After a last-minute phone call yesterday from my doctor, who is as intrigued by my knee injury as I am, I found myself scheduled for an MRI at 6 p.m. at the lovely Providence Imaging Center.

For those of you who noted the appointment time and said "Ahh, that is a very bad appointment time, the end of the day...", you are correct. A one-hour delay of game until 7 p.m. meant I had to miss taekwondo and swimming lessons (oh darn)and instead curled myself into the uncomfortable armchairs of the waiting room reading a book. At least it was my book.

Finally emerging around 7:15, the tech was apologetic, even groveling a bit when she actually saw the time, but quickly recovered and ushered me into the Borg Chamber to get the thing done.

Ever had an MRI? So loud that one needs to wear earplugs, the machine makes funny sounds that are reminiscent of a rocket launch pad even before firing up to take a scan. Not a quick process, the MRI took a half hour to effectively peer into the inner workings of my left joint; this way, that way, up, down. Should I have felt violated?
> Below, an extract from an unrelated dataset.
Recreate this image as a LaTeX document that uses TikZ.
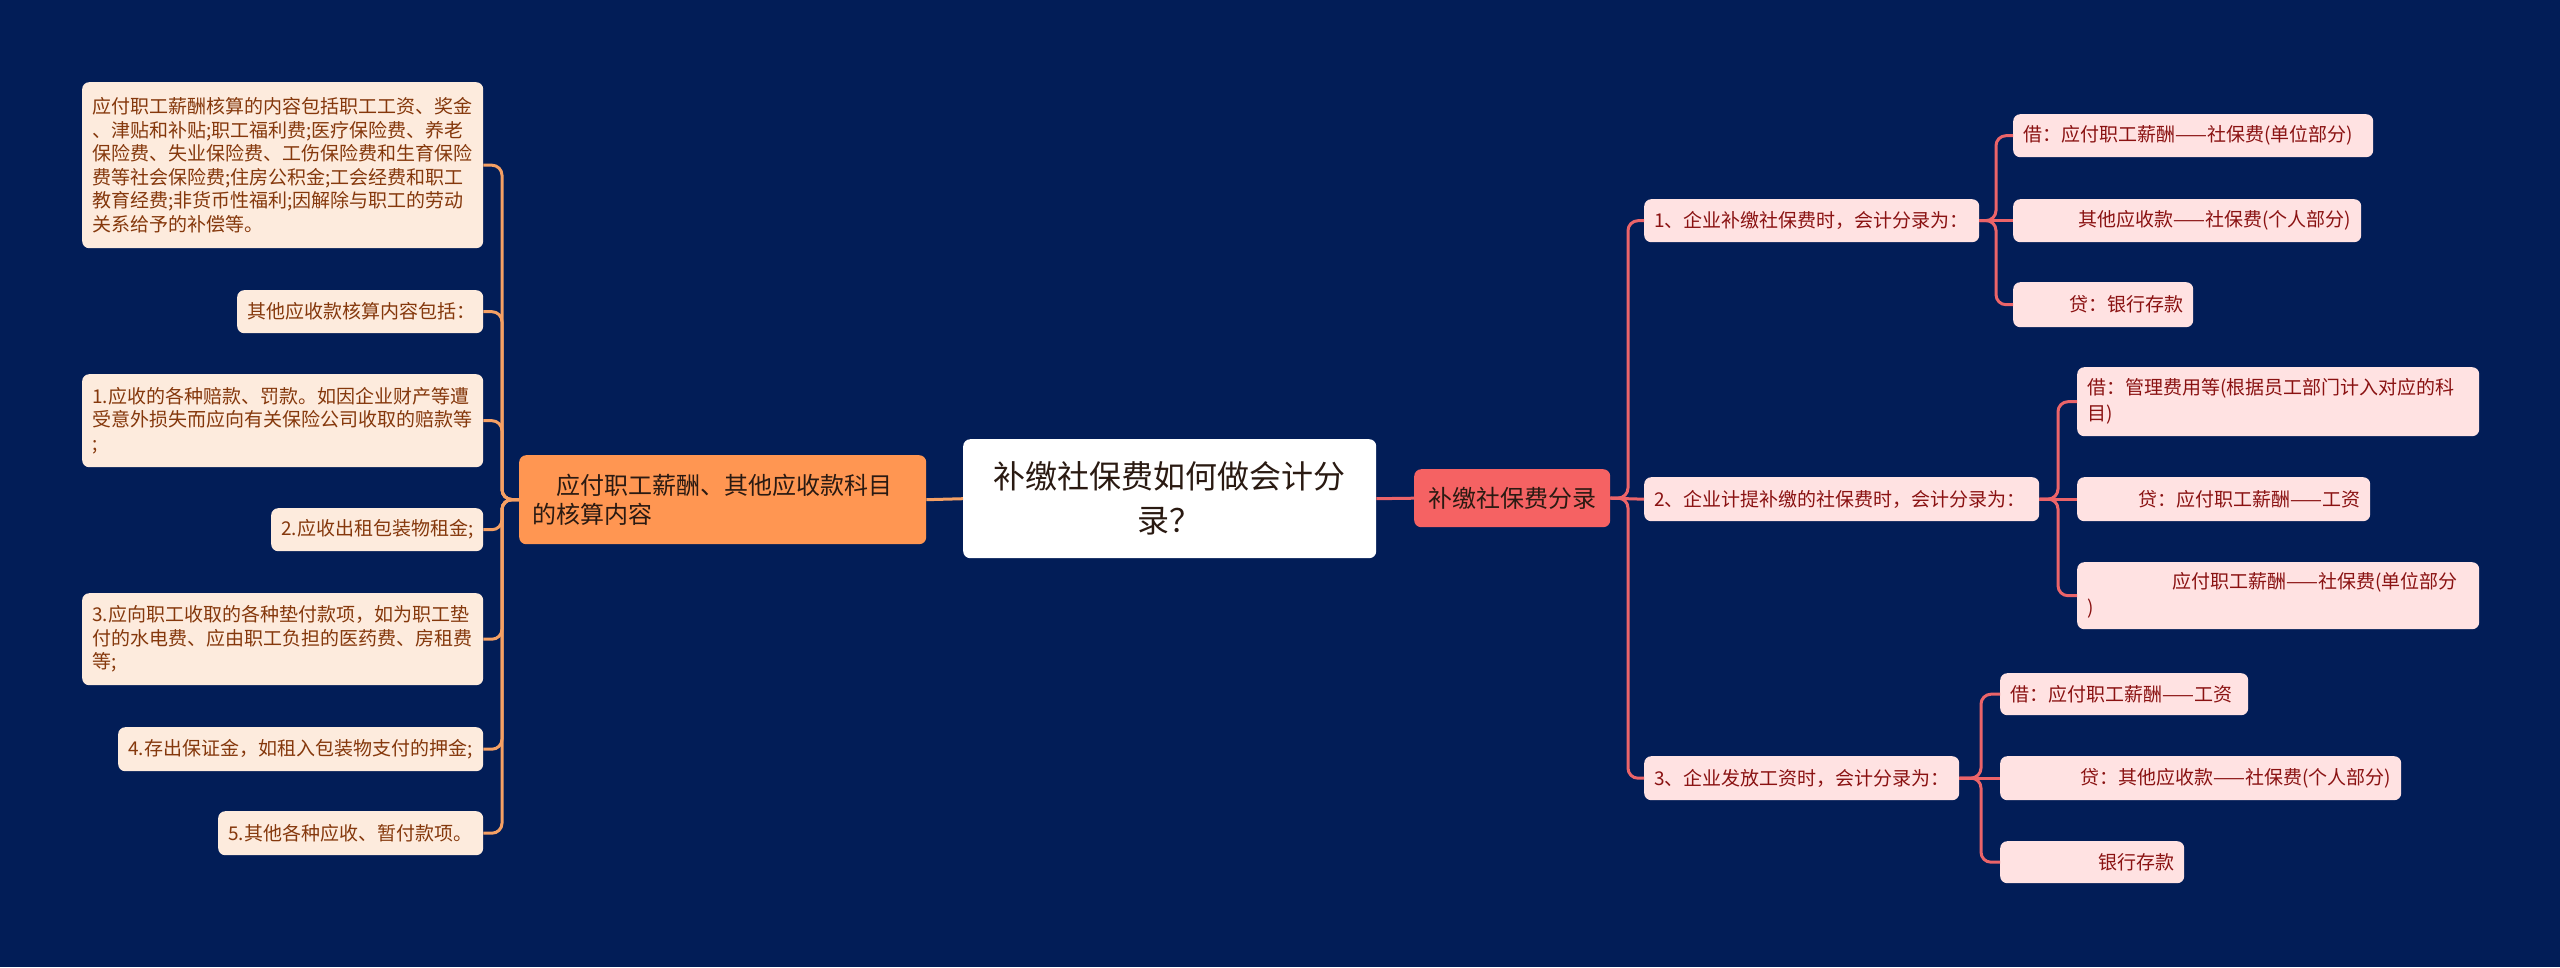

I was warned that the sounds would be "knocking and banging", and I was to relax and be perfectly still during the process. Sounded simple enough, but have you ever tried to completely relax your muscles while jackhammers are drilling directly above your head, expecting at any time some machine/man to pop out from behind and say "Assimilate"?

Finally emerging around 8:15, my body was exhausted from relaxing.

They better find something or I'll be ticked.